◆ Exercise prompt ◆
Return the data exactly, with all pictures removed.
━━━ Raw data
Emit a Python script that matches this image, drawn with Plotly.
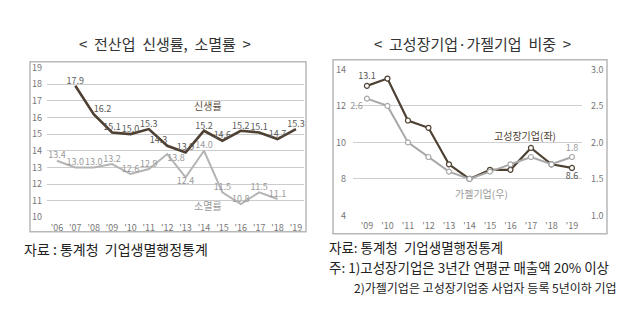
import plotly.graph_objects as go

W, H = 640, 328
FONT = "Noto Sans CJK KR"

# ---------------- data ----------------
years_left = ["'06", "'07", "'08", "'09", "'10", "'11", "'12", "'13", "'14", "'15", "'16", "'17", "'18", "'19"]
birth_rate = [None, 17.9, 16.2, 15.1, 15.0, 15.3, 14.3, 13.9, 15.2, 14.6, 15.2, 15.1, 14.7, 15.3]
death_rate = [13.4, 13.0, 13.0, 13.2, 12.6, 12.9, 13.8, 12.4, 14.0, 11.5, 10.8, 11.5, 11.1, None]

years_right = ["'09", "'10", "'11", "'12", "'13", "'14", "'15", "'16", "'17", "'18", "'19"]
high_growth = [13.1, 13.5, 11.2, 10.8, 8.8, 8.0, 8.5, 8.5, 9.7, 8.8, 8.6]
gazelle = [2.6, 2.5, 2.0, 1.8, 1.6, 1.5, 1.6, 1.7, 1.8, 1.7, 1.8]

left_yticks = [10, 11, 12, 13, 14, 15, 16, 17, 18, 19]
right_left_ticks = [6, 8, 10, 12, 14]
right_left_ticktext = ["4", "8", "10", "12", "14"]
right_right_ticks = [1.0, 1.5, 2.0, 2.5, 3.0]

def px(x):
    return x / W

def py(y):
    return 1 - y / H

def fmt(v):
    return "" if v is None else f"{v:.1f}"

DARK = "#4e4032"
GREY = "#a8a8a8"

fig = go.Figure()

# ---------------- left chart ----------------
xl = list(range(len(years_left)))
birth_pos = ["top center", "top center", "top right", "top center", "top center", "top center",
             "top left", "top center", "top center", "top center", "top center", "top center",
             "top center", "top center"]
death_pos = ["top center"] * 6 + ["bottom right", "bottom center"] + ["top center"] * 6

fig.add_trace(go.Scatter(
    x=xl, y=death_rate, mode="lines+text", text=[fmt(v) for v in death_rate],
    textposition=death_pos, textfont=dict(family=FONT, size=9, color="#9a9a9a"),
    line=dict(color="#b4b4b4", width=2), xaxis="x", yaxis="y", showlegend=False,
    cliponaxis=False))
fig.add_trace(go.Scatter(
    x=xl, y=birth_rate, mode="lines+text", text=[fmt(v) for v in birth_rate],
    textposition=birth_pos, textfont=dict(family=FONT, size=9, color="#5a5a5a"),
    line=dict(color=DARK, width=2.6), xaxis="x", yaxis="y", showlegend=False,
    cliponaxis=False))

# ---------------- right chart ----------------
xr = list(range(len(years_right)))
hg_text = [fmt(high_growth[0])] + [""] * (len(xr) - 2) + [fmt(high_growth[-1])]
gz_text = [fmt(gazelle[0])] + [""] * (len(xr) - 2) + [fmt(gazelle[-1])]
hg_pos = ["top center"] + ["top center"] * (len(xr) - 2) + ["bottom center"]
gz_pos = ["bottom left"] + ["top center"] * (len(xr) - 2) + ["top center"]

fig.add_trace(go.Scatter(
    x=xr, y=gazelle, mode="lines+markers+text", text=gz_text, textposition=gz_pos,
    textfont=dict(family=FONT, size=9, color="#9a9a9a"),
    line=dict(color=GREY, width=2),
    marker=dict(symbol="circle", size=5, color="white", line=dict(color=GREY, width=1.2)),
    xaxis="x2", yaxis="y3", showlegend=False, cliponaxis=False))
fig.add_trace(go.Scatter(
    x=xr, y=high_growth, mode="lines+markers+text", text=hg_text, textposition=hg_pos,
    textfont=dict(family=FONT, size=9, color="#555555"),
    line=dict(color=DARK, width=2.2),
    marker=dict(symbol="circle", size=5, color="white", line=dict(color=DARK, width=1.2)),
    xaxis="x2", yaxis="y2", showlegend=False, cliponaxis=False))

tickfont = dict(family=FONT, size=9, color="#777777")

fig.update_layout(
    width=W, height=H, margin=dict(l=0, r=0, t=0, b=0),
    paper_bgcolor="white", plot_bgcolor="white",
    font=dict(family=FONT),
    xaxis=dict(domain=[px(47), px(304)], anchor="y", range=[-0.54, 13.44],
               tickmode="array", tickvals=xl, ticktext=years_left,
               showgrid=False, zeroline=False, showline=False, ticks="",
               tickfont=tickfont, ticklabelstandoff=4, fixedrange=True),
    yaxis=dict(domain=[py(219), py(63)], anchor="x", range=[10, 19],
               tickmode="array", tickvals=left_yticks,
               showgrid=True, gridcolor="#cccccc", gridwidth=1.2, zeroline=False,
               showline=False, ticks="", tickfont=tickfont, ticklabelstandoff=4),
    xaxis2=dict(domain=[px(353), px(582)], anchor="y2", range=[-0.68, 10.49],
                tickmode="array", tickvals=xr, ticktext=years_right,
                showgrid=False, zeroline=False, showline=False, ticks="",
                tickfont=tickfont, ticklabelstandoff=4),
    yaxis2=dict(domain=[py(217), py(65)], anchor="x2", range=[6, 14],
                tickmode="array", tickvals=right_left_ticks, ticktext=right_left_ticktext,
                showgrid=True, gridcolor="#cfcfcf", gridwidth=1.2, zeroline=False,
                showline=False, ticks="", tickfont=tickfont, ticklabelstandoff=6),
    yaxis3=dict(overlaying="y2", side="right", anchor="x2", range=[1.0, 3.0],
                tickmode="array", tickvals=right_right_ticks, tickformat=".1f",
                showgrid=False, zeroline=False, showline=False, ticks="",
                tickfont=tickfont, ticklabelstandoff=8),
)

# frames
fig.add_shape(type="rect", xref="paper", yref="paper",
              x0=px(30), x1=px(306), y0=py(234), y1=py(57),
              line=dict(color="#b8b8b8", width=1.5), fillcolor="rgba(0,0,0,0)", layer="below")
fig.add_shape(type="rect", xref="paper", yref="paper",
              x0=px(333), x1=px(607), y0=py(236), y1=py(55),
              line=dict(color="#b8b8b8", width=1.5), fillcolor="rgba(0,0,0,0)", layer="below")

def note(text, x, y, size, color="#222222", xanchor="center"):
    fig.add_annotation(text=text, xref="paper", yref="paper", x=px(x), y=py(y),
                       xanchor=xanchor, yanchor="middle", showarrow=False,
                       font=dict(family=FONT, size=size, color=color))

# titles
note("<  전산업  신생률,  소멸률  >", 165, 38, 15, "#333333")
note("<  고성장기업·가젤기업  비중  >", 472, 38, 15, "#333333")

# series labels
fig.add_annotation(text="신생률", xref="x", yref="y", x=8.2, y=16.7, showarrow=False,
                   font=dict(family=FONT, size=10, color="#5a4a3a"))
fig.add_annotation(text="소멸률", xref="x", yref="y", x=8.2, y=10.7, showarrow=False,
                   font=dict(family=FONT, size=10, color="#999999"))
fig.add_annotation(text="고성장기업(좌)", xref="x2", yref="y2", x=7.7, y=10.4, showarrow=False,
                   font=dict(family=FONT, size=10, color="#4e4032"))
fig.add_annotation(text="가젤기업(우)", xref="x2", yref="y2", x=5.6, y=7.2, showarrow=False,
                   font=dict(family=FONT, size=10, color="#999999"))

# footnotes
note("자료 : 통계청  기업생멸행정통계", 22, 252, 14, xanchor="left")
note("자료: 통계청  기업생멸행정통계", 327, 250, 13.5, xanchor="left")
note("주: 1)고성장기업은 3년간 연평균 매출액 20% 이상", 327, 271, 13.5, xanchor="left")
note("2)가젤기업은 고성장기업중 사업자 등록 5년이하 기업", 352, 292, 12, xanchor="left")

fig.write_html("out.html")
━━━━━━
◆ Solution for this problem ◆
Emit a Python script that matches this image, drawn with Plotly.
import plotly.graph_objects as go

W, H = 640, 328
FONT = "Noto Sans CJK KR"

# ---------------- data ----------------
years_left = ["'06", "'07", "'08", "'09", "'10", "'11", "'12", "'13", "'14", "'15", "'16", "'17", "'18", "'19"]
birth_rate = [None, 17.9, 16.2, 15.1, 15.0, 15.3, 14.3, 13.9, 15.2, 14.6, 15.2, 15.1, 14.7, 15.3]
death_rate = [13.4, 13.0, 13.0, 13.2, 12.6, 12.9, 13.8, 12.4, 14.0, 11.5, 10.8, 11.5, 11.1, None]

years_right = ["'09", "'10", "'11", "'12", "'13", "'14", "'15", "'16", "'17", "'18", "'19"]
high_growth = [13.1, 13.5, 11.2, 10.8, 8.8, 8.0, 8.5, 8.5, 9.7, 8.8, 8.6]
gazelle = [2.6, 2.5, 2.0, 1.8, 1.6, 1.5, 1.6, 1.7, 1.8, 1.7, 1.8]

left_yticks = [10, 11, 12, 13, 14, 15, 16, 17, 18, 19]
right_left_ticks = [6, 8, 10, 12, 14]
right_left_ticktext = ["4", "8", "10", "12", "14"]
right_right_ticks = [1.0, 1.5, 2.0, 2.5, 3.0]

def px(x):
    return x / W

def py(y):
    return 1 - y / H

def fmt(v):
    return "" if v is None else f"{v:.1f}"

DARK = "#4e4032"
GREY = "#a8a8a8"

fig = go.Figure()

# ---------------- left chart ----------------
xl = list(range(len(years_left)))
birth_pos = ["top center", "top center", "top right", "top center", "top center", "top center",
             "top left", "top center", "top center", "top center", "top center", "top center",
             "top center", "top center"]
death_pos = ["top center"] * 6 + ["bottom right", "bottom center"] + ["top center"] * 6

fig.add_trace(go.Scatter(
    x=xl, y=death_rate, mode="lines+text", text=[fmt(v) for v in death_rate],
    textposition=death_pos, textfont=dict(family=FONT, size=9, color="#9a9a9a"),
    line=dict(color="#b4b4b4", width=2), xaxis="x", yaxis="y", showlegend=False,
    cliponaxis=False))
fig.add_trace(go.Scatter(
    x=xl, y=birth_rate, mode="lines+text", text=[fmt(v) for v in birth_rate],
    textposition=birth_pos, textfont=dict(family=FONT, size=9, color="#5a5a5a"),
    line=dict(color=DARK, width=2.6), xaxis="x", yaxis="y", showlegend=False,
    cliponaxis=False))

# ---------------- right chart ----------------
xr = list(range(len(years_right)))
hg_text = [fmt(high_growth[0])] + [""] * (len(xr) - 2) + [fmt(high_growth[-1])]
gz_text = [fmt(gazelle[0])] + [""] * (len(xr) - 2) + [fmt(gazelle[-1])]
hg_pos = ["top center"] + ["top center"] * (len(xr) - 2) + ["bottom center"]
gz_pos = ["bottom left"] + ["top center"] * (len(xr) - 2) + ["top center"]

fig.add_trace(go.Scatter(
    x=xr, y=gazelle, mode="lines+markers+text", text=gz_text, textposition=gz_pos,
    textfont=dict(family=FONT, size=9, color="#9a9a9a"),
    line=dict(color=GREY, width=2),
    marker=dict(symbol="circle", size=5, color="white", line=dict(color=GREY, width=1.2)),
    xaxis="x2", yaxis="y3", showlegend=False, cliponaxis=False))
fig.add_trace(go.Scatter(
    x=xr, y=high_growth, mode="lines+markers+text", text=hg_text, textposition=hg_pos,
    textfont=dict(family=FONT, size=9, color="#555555"),
    line=dict(color=DARK, width=2.2),
    marker=dict(symbol="circle", size=5, color="white", line=dict(color=DARK, width=1.2)),
    xaxis="x2", yaxis="y2", showlegend=False, cliponaxis=False))

tickfont = dict(family=FONT, size=9, color="#777777")

fig.update_layout(
    width=W, height=H, margin=dict(l=0, r=0, t=0, b=0),
    paper_bgcolor="white", plot_bgcolor="white",
    font=dict(family=FONT),
    xaxis=dict(domain=[px(47), px(304)], anchor="y", range=[-0.54, 13.44],
               tickmode="array", tickvals=xl, ticktext=years_left,
               showgrid=False, zeroline=False, showline=False, ticks="",
               tickfont=tickfont, ticklabelstandoff=4, fixedrange=True),
    yaxis=dict(domain=[py(219), py(63)], anchor="x", range=[10, 19],
               tickmode="array", tickvals=left_yticks,
               showgrid=True, gridcolor="#cccccc", gridwidth=1.2, zeroline=False,
               showline=False, ticks="", tickfont=tickfont, ticklabelstandoff=4),
    xaxis2=dict(domain=[px(353), px(582)], anchor="y2", range=[-0.68, 10.49],
                tickmode="array", tickvals=xr, ticktext=years_right,
                showgrid=False, zeroline=False, showline=False, ticks="",
                tickfont=tickfont, ticklabelstandoff=4),
    yaxis2=dict(domain=[py(217), py(65)], anchor="x2", range=[6, 14],
                tickmode="array", tickvals=right_left_ticks, ticktext=right_left_ticktext,
                showgrid=True, gridcolor="#cfcfcf", gridwidth=1.2, zeroline=False,
                showline=False, ticks="", tickfont=tickfont, ticklabelstandoff=6),
    yaxis3=dict(overlaying="y2", side="right", anchor="x2", range=[1.0, 3.0],
                tickmode="array", tickvals=right_right_ticks, tickformat=".1f",
                showgrid=False, zeroline=False, showline=False, ticks="",
                tickfont=tickfont, ticklabelstandoff=8),
)

# frames
fig.add_shape(type="rect", xref="paper", yref="paper",
              x0=px(30), x1=px(306), y0=py(234), y1=py(57),
              line=dict(color="#b8b8b8", width=1.5), fillcolor="rgba(0,0,0,0)", layer="below")
fig.add_shape(type="rect", xref="paper", yref="paper",
              x0=px(333), x1=px(607), y0=py(236), y1=py(55),
              line=dict(color="#b8b8b8", width=1.5), fillcolor="rgba(0,0,0,0)", layer="below")

def note(text, x, y, size, color="#222222", xanchor="center"):
    fig.add_annotation(text=text, xref="paper", yref="paper", x=px(x), y=py(y),
                       xanchor=xanchor, yanchor="middle", showarrow=False,
                       font=dict(family=FONT, size=size, color=color))

# titles
note("<  전산업  신생률,  소멸률  >", 165, 38, 15, "#333333")
note("<  고성장기업·가젤기업  비중  >", 472, 38, 15, "#333333")

# series labels
fig.add_annotation(text="신생률", xref="x", yref="y", x=8.2, y=16.7, showarrow=False,
                   font=dict(family=FONT, size=10, color="#5a4a3a"))
fig.add_annotation(text="소멸률", xref="x", yref="y", x=8.2, y=10.7, showarrow=False,
                   font=dict(family=FONT, size=10, color="#999999"))
fig.add_annotation(text="고성장기업(좌)", xref="x2", yref="y2", x=7.7, y=10.4, showarrow=False,
                   font=dict(family=FONT, size=10, color="#4e4032"))
fig.add_annotation(text="가젤기업(우)", xref="x2", yref="y2", x=5.6, y=7.2, showarrow=False,
                   font=dict(family=FONT, size=10, color="#999999"))

# footnotes
note("자료 : 통계청  기업생멸행정통계", 22, 252, 14, xanchor="left")
note("자료: 통계청  기업생멸행정통계", 327, 250, 13.5, xanchor="left")
note("주: 1)고성장기업은 3년간 연평균 매출액 20% 이상", 327, 271, 13.5, xanchor="left")
note("2)가젤기업은 고성장기업중 사업자 등록 5년이하 기업", 352, 292, 12, xanchor="left")

fig.write_html("out.html")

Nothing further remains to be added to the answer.